Tied in with this issue is that of steam chemistry monitoring. All steam turbine manufacturers provide limits on the concentration of contaminants that should be allowed into the turbine. Impurities of most concern include chloride, sulfate, sodium, silica and copper. Another item on most lists is cation conductivity. This measurement increasingly seems to be emerging as kind of a catchall for steam purity monitoring and evaluation. Of course, the conductivity of water increases with increasing dissolved solids concentration, especially if the contaminants are elements or compounds that ionize. So, conductivity can be a useful tool in monitoring contaminant excursions into a water or steam process. It is particularly valuable in high-purity systems when even a small impurity increase can be detected quickly.
The problem is that some people may be trying to simplify steam chemistry monitoring to that of cation conductivity only. A limit that has emerged for proper steam quality is 0.2 µS/cm. Some guidelines suggest that steam with a cation conductivity below this limit is considered to be in good condition, while if the conductivity is higher than 0.2, the steam is suspect. Perhaps this guideline results from the “new” plant environment where facilities are operated with minimal staff and little chemistry expertise. When operators only have to monitor basic data, chemistry decisions are greatly simplified. Unfortunately, such simple measurements do not take into account the much more complex chemistry that may be present.
Luis Carvallho of BetzDearborn Canada presented a very interesting survey of Canadian steam-generating plants, many of which have been unable to meet a 0.2 µS/cm limit for years, but yet have turbines in excellent condition. Many of these units have also operated with organic oxygen scavengers and pH-conditioning chemicals, so the two issues that strike me upfront are that cation conductivity is too simple to use as a sole steam purity monitoring criterion and that organic treatment chemical breakdown and its effects on turbine corrosion need much more study.
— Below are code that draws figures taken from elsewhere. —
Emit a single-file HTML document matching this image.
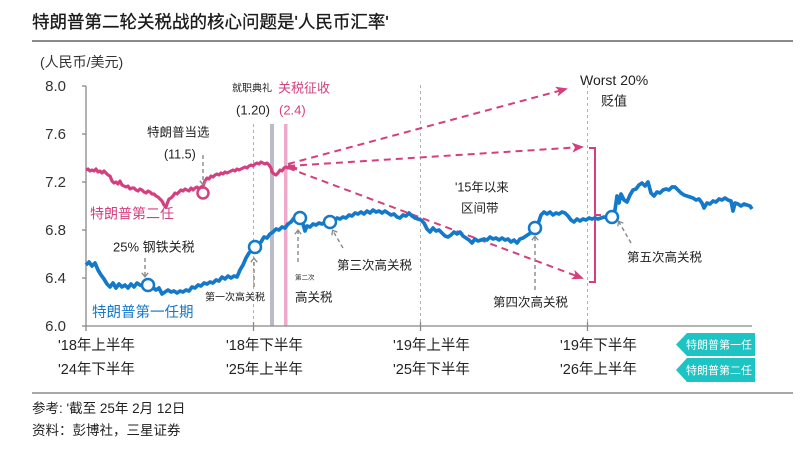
<!DOCTYPE html>
<html><head><meta charset="utf-8">
<style>
html,body{margin:0;padding:0;background:#fff;}
svg{display:block;}
text{font-family:"Liberation Sans","Noto Sans CJK SC",sans-serif;}
</style></head>
<body>
<svg width="800" height="450" viewBox="0 0 800 450" xmlns="http://www.w3.org/2000/svg">
<defs>
<marker id="pa" viewBox="0 0 12 10" refX="10" refY="5" markerWidth="12" markerHeight="10" markerUnits="userSpaceOnUse" orient="auto">
<path d="M0,0 L12,5 L0,10 L3,5 z" fill="#d4407f"/>
</marker>
<marker id="ga" viewBox="0 0 10 10" refX="5" refY="5" markerWidth="8" markerHeight="8" markerUnits="userSpaceOnUse" orient="auto">
<path d="M1,1 L6,5 L1,9" fill="none" stroke="#888" stroke-width="1.6"/>
</marker>
</defs>

<!-- title -->
<text x="32" y="28" font-size="17.5" fill="#1a1a1a" stroke="#1a1a1a" stroke-width="0.3">特朗普第二轮关税战的核心问题是'人民币汇率'</text>
<line x1="32" y1="41" x2="793" y2="41" stroke="#8a8a8a" stroke-width="2"/>

<text x="40" y="67" font-size="14" fill="#333">(人民币/美元)</text>

<!-- y labels -->
<g font-size="15" fill="#333" text-anchor="end">
<text x="66" y="91">8.0</text>
<text x="66" y="139">7.6</text>
<text x="66" y="187">7.2</text>
<text x="66" y="235">6.8</text>
<text x="66" y="283">6.4</text>
<text x="66" y="331">6.0</text>
</g>

<!-- vertical reference lines -->
<g stroke="#b0b0b0" stroke-width="1" stroke-dasharray="3,3">
<line x1="253.5" y1="124" x2="253.5" y2="326"/>
<line x1="420.5" y1="85" x2="420.5" y2="326"/>
<line x1="587.5" y1="85" x2="587.5" y2="326"/>
</g>
<rect x="270" y="124" width="4" height="202" fill="#b9bcc8"/>
<rect x="284" y="124" width="3.5" height="202" fill="#efaacb"/>

<!-- axes -->
<g stroke="#888" stroke-width="1.3">
<line x1="86" y1="86" x2="86" y2="326"/>
<line x1="86" y1="326" x2="752" y2="326"/>
<line x1="82" y1="86" x2="86" y2="86"/>
<line x1="82" y1="134" x2="86" y2="134"/>
<line x1="82" y1="182" x2="86" y2="182"/>
<line x1="82" y1="230" x2="86" y2="230"/>
<line x1="82" y1="278" x2="86" y2="278"/>
<line x1="82" y1="326" x2="86" y2="326"/>
<line x1="86" y1="326" x2="86" y2="331"/>
<line x1="253.5" y1="322" x2="253.5" y2="331"/>
<line x1="420.5" y1="322" x2="420.5" y2="331"/>
<line x1="587.5" y1="322" x2="587.5" y2="331"/>
</g>

<!-- pink dashed projections -->
<g stroke="#d4407f" stroke-width="2" stroke-dasharray="7,5" fill="none">
<line x1="288" y1="164" x2="566" y2="89" marker-end="url(#pa)"/>
<line x1="288" y1="166" x2="582" y2="147" marker-end="url(#pa)"/>
<line x1="288" y1="168" x2="582" y2="278" marker-end="url(#pa)"/>
</g>
<!-- bracket -->
<g stroke="#d4407f" stroke-width="2" fill="none">
<polyline points="589,148 595,148 595,282 589,282"/>
<line x1="595" y1="215" x2="601" y2="215"/>
</g>

<!-- pink series -->
<polyline fill="none" stroke="#d4407f" stroke-width="3.2" stroke-linejoin="round" points="86,170 88,169 90,171 92,170 94,171 96,169 98,172 100,171 102,173 104,171 106,173 108,175 110,176 112,181 114,183 116,182 118,184 120,181 122,185 124,186 126,187 128,186 130,189 132,188 134,188 136,190 138,191 140,189 142,190 144,192 146,193 148,191 150,192 152,194 154,194 156,196 158,197 160,199 162,201 164,205 166,207 167,204 169,199 171,198 173,196 175,193 177,194 179,192 181,190 183,191 185,189 187,190 189,191 191,188 193,190 195,188 197,187 199,189 201,187 203,186 205,181 207,178 209,179 211,176 213,177 215,175 217,174 219,175 221,173 223,174 225,172 227,173 229,172 231,171 233,170 235,171 237,169 239,170 241,169 243,168 245,167 247,168 249,166 251,165 253,166 255,164 257,163 259,164 261,162 263,163 265,164 267,163 269,165 271,168 272,172 274,174 276,175 278,173 280,170 282,171 284,168 286,167 288,168 290,166 292,167 294,168 297,169"/>
<circle cx="203" cy="193" r="5.5" fill="#fff" stroke="#d4407f" stroke-width="2.5"/>

<!-- blue series -->
<polyline fill="none" stroke="#1479c9" stroke-width="3.7" stroke-linejoin="round" points="86,265 89,262 92,266 95,263 98,270 101,275 104,279 107,284 110,287 113,283 116,288 119,284 122,287 125,285 128,288 131,284 134,287 137,283 140,285 143,286 148,285 152,287 156,290 159,288 162,294 165,292 168,290 171,292 174,291 177,293 180,291 183,292 186,290 189,291 192,287 195,288 198,285 201,286 204,283 207,284 210,282 213,283 216,280 219,281 222,277 225,279 228,276 231,278 234,276 237,277 240,270 243,265 246,258 249,253 252,250 255,247 258,244 261,242 264,237 267,238 270,234 273,232 276,229 279,230 282,227 285,228 288,224 291,222 294,218 297,220 300,218 303,224 305,231 307,226 310,227 313,224 316,225 319,223 322,224 325,222 330,222 334,221 337,218 340,219 343,217 346,218 349,215 352,216 355,213 358,214 361,212 364,214 367,211 370,213 373,210 376,212 379,211 382,213 385,211 388,213 391,215 394,214 397,217 400,218 403,215 406,216 409,213 412,216 415,218 418,219 421,220 424,223 427,229 430,232 433,228 436,231 439,230 442,233 445,236 448,237 451,235 454,232 457,234 460,232 463,236 466,238 469,240 472,243 475,239 478,241 481,240 484,239 487,240 490,237 493,239 496,238 499,240 502,238 505,240 508,239 511,242 514,240 517,243 520,239 523,238 526,236 529,234 532,232 535,228 538,224 541,215 544,212 547,214 550,212 553,215 556,213 559,214 562,212 565,213 568,216 571,220 574,222 577,219 580,221 583,219 586,220 589,218 592,219 595,218 598,219 601,218 604,217 608,218 612,217 615,210 617,196 619,203 621,194 624,200 627,202 630,195 633,190 636,189 639,185 642,183 645,186 648,182 651,193 654,196 657,192 660,193 663,190 666,189 669,190 672,187 675,187 678,190 681,193 684,195 687,196 690,197 693,198 696,200 699,199 702,203 704,208 707,203 710,204 713,201 716,202 719,199 722,200 725,198 728,200 731,201 733,211 735,203 738,204 741,206 744,204 747,205 750,206 752,209"/>
<g fill="#fff" stroke="#1479c9" stroke-width="2.5">
<circle cx="148" cy="285" r="6"/>
<circle cx="255" cy="247" r="6"/>
<circle cx="300" cy="218" r="6"/>
<circle cx="330" cy="222" r="6"/>
<circle cx="535" cy="228" r="6"/>
<circle cx="612" cy="217" r="6"/>
</g>

<!-- gray annotation arrows -->
<g stroke="#888" stroke-width="1.4" stroke-dasharray="4,3" fill="none">
<line x1="203" y1="155" x2="203" y2="184" marker-end="url(#ga)"/>
<line x1="145" y1="258" x2="145" y2="276" marker-end="url(#ga)"/>
<line x1="254" y1="287" x2="254" y2="259" marker-end="url(#ga)"/>
<line x1="298" y1="262" x2="298" y2="231" marker-end="url(#ga)"/>
<line x1="343" y1="248" x2="333" y2="231" marker-end="url(#ga)"/>
<line x1="535" y1="290" x2="535" y2="237" marker-end="url(#ga)"/>
<line x1="631" y1="243" x2="619" y2="222" marker-end="url(#ga)"/>
</g>

<!-- annotation text -->
<g fill="#222">
<text x="232" y="91.5" font-size="10">就职典礼</text>
<text x="236" y="114.5" font-size="13">(1.20)</text>
<text x="580" y="85" font-size="14">Worst 20%</text>
<text x="601" y="105.5" font-size="13">贬值</text>
<text x="147" y="136.5" font-size="12.5">特朗普当选</text>
<text x="164" y="158.5" font-size="12.5">(11.5)</text>
<text x="113" y="251.5" font-size="13">25% 钢铁关税</text>
<text x="205" y="300.5" font-size="10">第一次高关税</text>
<text x="295" y="279.5" font-size="6.5">第二次</text>
<text x="295" y="301.5" font-size="12.5">高关税</text>
<text x="337" y="269.5" font-size="12.5">第三次高关税</text>
<text x="455" y="191.5" font-size="12.5">'15年以来</text>
<text x="461" y="212.5" font-size="12.5">区间带</text>
<text x="493" y="306.5" font-size="12.5">第四次高关税</text>
<text x="627" y="261.5" font-size="12.5">第五次高关税</text>
</g>
<text x="278" y="92.5" font-size="13" fill="#d4407f">关税征收</text>
<text x="279" y="114.5" font-size="13" fill="#d4407f">(2.4)</text>
<text x="90" y="218.5" font-size="14" fill="#d4407f">特朗普第二任</text>
<text x="92" y="317" font-size="14.5" fill="#1479c9">特朗普第一任期</text>

<!-- x labels -->
<g font-size="14.5" fill="#222">
<text x="58" y="350">'18年上半年</text>
<text x="58" y="374">'24年下半年</text>
<text x="226" y="350">'18年下半年</text>
<text x="226" y="374">'25年上半年</text>
<text x="393" y="350">'19年上半年</text>
<text x="393" y="374">'25年下半年</text>
<text x="560" y="350">'19年下半年</text>
<text x="560" y="374">'26年上半年</text>
</g>

<!-- legend tags -->
<polygon points="676,344.5 687,333 755,333 755,356 687,356" fill="#1ec3c3"/>
<polygon points="676,370 687,358 755,358 755,382 687,382" fill="#1ec3c3"/>
<text x="719" y="348.5" font-size="11" fill="#fff" text-anchor="middle">特朗普第一任</text>
<text x="719" y="374" font-size="11" fill="#fff" text-anchor="middle">特朗普第二任</text>

<!-- footer -->
<line x1="32" y1="393" x2="793" y2="393" stroke="#8a8a8a" stroke-width="1.5"/>
<text x="32" y="413" font-size="13.5" fill="#222">参考: '截至 25年 2月 12日</text>
<text x="32" y="435" font-size="13.5" fill="#222">资料：彭博社，三星证券</text>
</svg>
</body></html>
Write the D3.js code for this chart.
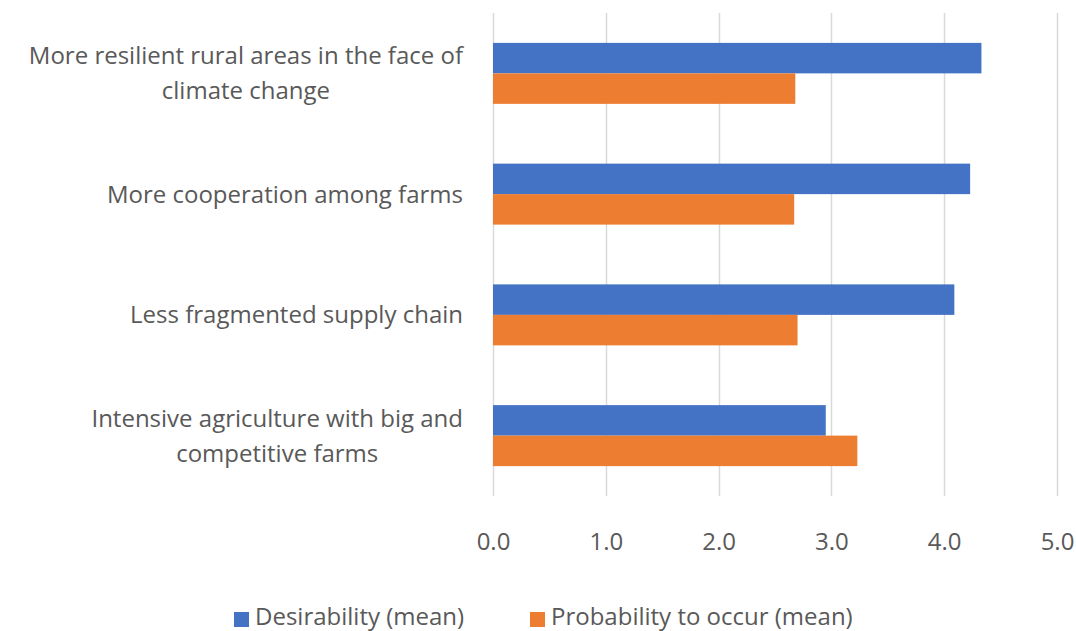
<!DOCTYPE html>
<html>
<head>
<meta charset="utf-8">
<script src="https://cdn.jsdelivr.net/npm/d3@7"></script>
<style>
  body { margin: 0; background: #fff; }
  svg text { font-family: "Open Sans", sans-serif; fill: #595959; }
</style>
</head>
<body>
<svg id="chart" width="1076" height="631"></svg>
<script>
// chart data
var categories = [
    "More resilient rural areas in the face of climate change",
    "More cooperation among farms",
    "Less fragmented supply chain",
    "Intensive agriculture with big and competitive farms"
];
var seriesNames = ["Desirability (mean)", "Probability to occur (mean)"];
var desirability = [4.33, 4.23, 4.09, 2.95];
var probability = [2.68, 2.67, 2.70, 3.23];
var tickValues = [0, 1, 2, 3, 4, 5];
var colors = ["#4472c4", "#ed7d31"];

var svg = d3.select("#chart");

var margin = {top: 13, left: 493, right: 19, bottom: 135};
var width = 1076 - margin.left - margin.right,
    height = 631 - margin.top - margin.bottom;

var x = d3.scaleLinear().domain([0, 5]).range([0, width]);

var y = d3.scaleBand()
    .domain(categories)
    .range([0, height])
    .paddingInner(0.495)
    .paddingOuter(0.2475);

var ySub = d3.scaleBand()
    .domain(seriesNames)
    .range([0, y.bandwidth()]);

var g = svg.append("g")
    .attr("transform", "translate(" + margin.left + "," + margin.top + ")");

// gridlines
g.append("g")
    .selectAll("line")
    .data(tickValues)
    .enter().append("line")
    .attr("x1", function (d) { return Math.round(x(d)) + 0.5; })
    .attr("x2", function (d) { return Math.round(x(d)) + 0.5; })
    .attr("y1", 0)
    .attr("y2", height)
    .attr("stroke", "#d9d9d9")
    .attr("stroke-width", 1.5);

// tick labels
var xAxis = d3.axisBottom(x)
    .tickValues(tickValues)
    .tickFormat(d3.format(".1f"))
    .tickSize(0)
    .tickPadding(37);

var ax = g.append("g")
    .attr("transform", "translate(0," + height + ")")
    .call(xAxis);
ax.select(".domain").remove();
ax.selectAll("text")
    .style("font-size", "24px")
    .style("font-family", "'Open Sans', sans-serif")
    .attr("fill", "#595959");

// bars
var rows = categories.map(function (c, i) {
    return {cat: c, values: [desirability[i], probability[i]]};
});

var grp = g.selectAll(".grp")
    .data(rows)
    .enter().append("g")
    .attr("class", "grp")
    .attr("transform", function (d) { return "translate(0," + y(d.cat) + ")"; });

grp.selectAll("rect")
    .data(function (d) {
        return d.values.map(function (v, j) { return {name: seriesNames[j], value: v, idx: j}; });
    })
    .enter().append("rect")
    .attr("x", 0)
    .attr("y", function (d) { return ySub(d.name); })
    .attr("width", function (d) { return x(d.value); })
    .attr("height", ySub.bandwidth())
    .attr("fill", function (d) { return colors[d.idx]; });

// category labels, wrapped and centred in a block right-aligned at the axis
var labelSize = 24;
var lineH = 35;
var labelRight = 463;

function wrapWords(text, maxW, measure) {
    var words = text.split(" "), lines = [], cur = "";
    words.forEach(function (w) {
        var t = cur ? cur + " " + w : w;
        if (measure(t) > maxW && cur) {
            lines.push(cur);
            cur = w;
        } else {
            cur = t;
        }
    });
    if (cur) lines.push(cur);
    return lines;
}

var probe = svg.append("text").style("font-size", labelSize + "px");
function measure(s) {
    probe.text(s);
    return probe.node().getComputedTextLength();
}

categories.forEach(function (c) {
    var lines = wrapWords(c, 455, measure);
    var maxW = d3.max(lines, measure);
    var cx = labelRight - maxW / 2;
    var cy = margin.top + y(c) + y.bandwidth() / 2;
    var t = svg.append("text")
        .attr("text-anchor", "middle")
        .style("font-size", labelSize + "px");
    lines.forEach(function (l, i) {
        t.append("tspan")
            .attr("x", cx)
            .attr("y", cy + (i - (lines.length - 1) / 2) * lineH)
            .attr("dy", "0.35em")
            .text(l);
    });
});
probe.remove();

// legend
var legendX = [234, 530];
var leg = svg.append("g");
seriesNames.forEach(function (s, i) {
    leg.append("rect")
        .attr("x", legendX[i])
        .attr("y", 612)
        .attr("width", 15)
        .attr("height", 15)
        .attr("fill", colors[i]);
    leg.append("text")
        .attr("x", legendX[i] + 21)
        .attr("y", 617)
        .attr("dy", "0.35em")
        .style("font-size", "24px")
        .text(s);
});
</script>
</body>
</html>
Oxygen scavenger concentrations are typically in the low part-per-billion range, and carryover of decomposition products to the turbine may be so slight that corrosion is minimal to non-existent.
An issue that continues to influence interest in organic oxygen scavengers is the concern over the safety of hydrazine. I have reported before that some plants have installed systems to minimize employee exposure to hydrazine vapors and certainly any contact with liquid hydrazine. Yet, with any chemical the fact that it is on-site means that some accidental exposure is possible. It is understandable that plant managers and environmental personnel might wish to avoid hydrazine-related safety concerns.
It was interesting to note that Tom Pike of Western Farmers Electric Cooperative discussed both organic oxygen scavenger feed and oxidation-reduction potential (ORP) monitoring in the same system. I believe that ORP monitoring is becoming a very valuable tool for chemistry control in mixed-metallurgy feedwater systems, where plant personnel must minimize copper corrosion while at the same time preventing potentially catastrophic flow-assisted-corrosion (FAC) failures of carbon steel. I have attended presentations before where the authors discussed ORP monitoring in systems on hydrazine, but ORP should also be an excellent monitoring technique in units on organic oxygen scavengers.